Don’t Lose Your Poise. Whatever happens on the ball field today, don’t lose your poise. — Frank Broyles.
Fifty years ago I played football for Arkansas. Despite many wonderful moments, fame and glory came with a price. No, not what you think — the injuries, but during those “glory days” we each carried a target on our backs. There was always someone who tried to take a teammate down by goading him into a fight or losing one’s temper. It was a no-win situation. Engage the punk and when you knocked him out or broke his nose, you were a bully. Walk away, and you were a chicken. Like I said, it was a no-win situation.
Life doesn’t get any easier, and more public one’s profile he or she grows a bigger target on his or her back. No-win situations don’t get any easier to handle with age, if anything they get harder. I can’t tell you how many times over my life I heard Coach Broyles’ words ringing in my ears, “Don’t lose your poise.”
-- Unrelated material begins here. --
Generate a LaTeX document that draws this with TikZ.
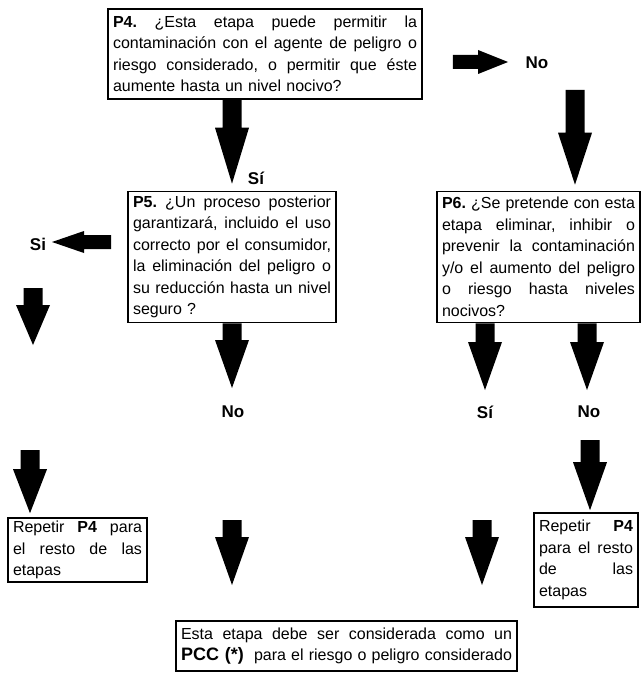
\documentclass[tikz,border=0pt]{standalone}
\usepackage{fontspec}
\setmainfont{Liberation Sans}
\usetikzlibrary{calc}
\setlength{\parindent}{0pt}
\frenchspacing
\newlength{\qw}
% block arrow: start, tip, half shaft width, half head width, head length
\newcommand\blockarrow[5]{%
  \path ($(#2)!#5!(#1)$) coordinate (ba-base);
  \fill[arrowfill] ($(#1)!#3!90:(#2)$) -- ($(ba-base)!#3!90:(#2)$)
    -- ($(ba-base)!#4!90:(#2)$) -- (#2) -- ($(ba-base)!#4!-90:(#2)$)
    -- ($(ba-base)!#3!-90:(#2)$) -- ($(#1)!#3!-90:(#2)$) -- cycle;}
% one justified line of a box (stretchable interword spaces)
\newcommand\fullline[1]{\makebox[\qw][s]{\spaceskip=0pt\xspaceskip=0pt #1}\\}
\begin{document}
\begin{tikzpicture}[x=1pt,y=-1pt,
  qbox/.style={draw, line width=1.6pt, inner xsep=5pt, inner ysep=3pt,
    align=left, font=\fontsize{16}{21.5}\selectfont,
    text width=#1, /utils/exec={\setlength{\qw}{#1}}},
  answer/.style={font=\fontsize{17}{20}\selectfont\bfseries, inner sep=2pt},
  arrowfill/.style={fill=black}]
\useasboundingbox[fill=white] (0,0) rectangle (643,676);

% question boxes
\node[qbox=304pt, minimum height=90pt] (p4) at (265,54) {%
\fullline{\textbf{P4.} ¿Esta etapa puede permitir la}
\fullline{contaminación con el agente de peligro o}
\fullline{riesgo considerado, o permitir que éste}
aumente hasta un nivel nocivo?};

\node[qbox=198pt, minimum height=131pt] (p5) at (232,257) {%
\fullline{\textbf{P5.} ¿Un proceso posterior}
\fullline{garantizará, incluido el uso}
\fullline{correcto por el consumidor,}
\fullline{la eliminación del peligro o}
\fullline{su reducción hasta un nivel}
seguro ?};

\node[qbox=193pt, minimum height=131pt] (p6) at (538.5,257) {%
\fullline{\textbf{P6.} ¿Se pretende con esta}
\fullline{etapa eliminar, inhibir o}
\fullline{prevenir la contaminación}
\fullline{y/o el aumento del peligro}
\fullline{o riesgo hasta niveles}
nocivos?};

\node[qbox=129pt, minimum height=64pt] (rl) at (77.5,550) {%
\fullline{Repetir \textbf{P4} para}
\fullline{el resto de las}
etapas};

\node[qbox=94pt, minimum height=94pt] (rr) at (586,560) {%
\fullline{Repetir \textbf{P4}}
\fullline{para el resto}
\fullline{de las}
etapas};

\node[qbox=331pt, minimum height=50pt] (pcc) at (346.5,646) {%
\fullline{Esta etapa debe ser considerada como un}
\makebox[\qw][s]{\spaceskip=0pt\xspaceskip=0pt {\fontsize{18}{21.5}\selectfont\bfseries PCC (*)}\ \ para el riesgo o peligro considerado}};

% answers
\node[answer] (no1) at (537,63) {No};
\node[answer] (si1) at (256,178) {Sí};
\node[answer] (si2) at (38,244) {Si};
\node[answer] (no2) at (233,412) {No};
\node[answer] (si3) at (485,412) {Sí};
\node[answer] (no3) at (589,412) {No};

% arrow end points
\coordinate (a2s) at ($(p4.east)+(30,8)$);
\coordinate (a2e) at (508,62);
\coordinate (a3s) at (575,90);
\coordinate (a3e) at ($(p6.north)+(36.5,-6)$);
\coordinate (a4s) at ($(p5.west)+(-16,-15)$);
\coordinate (a4e) at (52,242);
\coordinate (a5s) at (33,288);
\coordinate (a5e) at (33,345);
\coordinate (a6s) at (30,450);
\coordinate (a6e) at ($(rl.north)+(-47.5,-4)$);
\coordinate (a7e) at (232,388);
\coordinate (a8s) at (232,520);
\coordinate (a8e) at (232,585);
\coordinate (a9e) at (485,390);
\coordinate (a10e) at (587,390);
\coordinate (a11s) at (482,520);
\coordinate (a11e) at (482,585);
\coordinate (a12s) at (590,440);
\coordinate (a12e) at ($(rr.north)+(4,-2)$);

% block arrows
\blockarrow{$(p4.south)+(-33,0)$}{$(p5.north)+(0,-7)$}{9.5pt}{17pt}{56pt}
\blockarrow{a2s}{a2e}{7pt}{12pt}{30pt}
\blockarrow{a3s}{a3e}{9.5pt}{17pt}{52pt}
\blockarrow{a4s}{a4e}{7pt}{11pt}{32pt}
\blockarrow{a5s}{a5e}{9.5pt}{17pt}{40pt}
\blockarrow{a6s}{a6e}{9.5pt}{17pt}{44pt}
\blockarrow{p5.south}{a7e}{9.5pt}{17pt}{48pt}
\blockarrow{a8s}{a8e}{9.5pt}{17pt}{48pt}
\blockarrow{$(p6.south)+(-53.5,0)$}{a9e}{9.5pt}{17pt}{48pt}
\blockarrow{$(p6.south)+(48.5,0)$}{a10e}{9.5pt}{17pt}{48pt}
\blockarrow{a11s}{a11e}{9.5pt}{17pt}{48pt}
\blockarrow{a12s}{a12e}{9.5pt}{17pt}{48pt}
\end{tikzpicture}
\end{document}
I wish I could say I always refused to engage but I can’t. But I can say when I engaged, I lost the battle before it started. To not engage is not easy, the world is full of people who expect you to fight back and if you don’t they think the worse of you. Much like a date back in college who failed to see how much courage it took not just punch a bully or a jerk in the nose.
I read recently “When the debate is over, the loser always engages in slander.” I would add “or worse.” There are very few good examples for our children these days. It seems mud-throwing, trash-talking, and the politics of political personal destruction are the games of choice. But there are a few. Rent the movie “Gandhi” and watch it with your kids and or grandkids.
Jesus got it right when he said to “turn the other cheek.” But we should never mistake turning the other cheek for cowardice, to the contrary, oftentimes turning the other cheek is the most courageous response of all.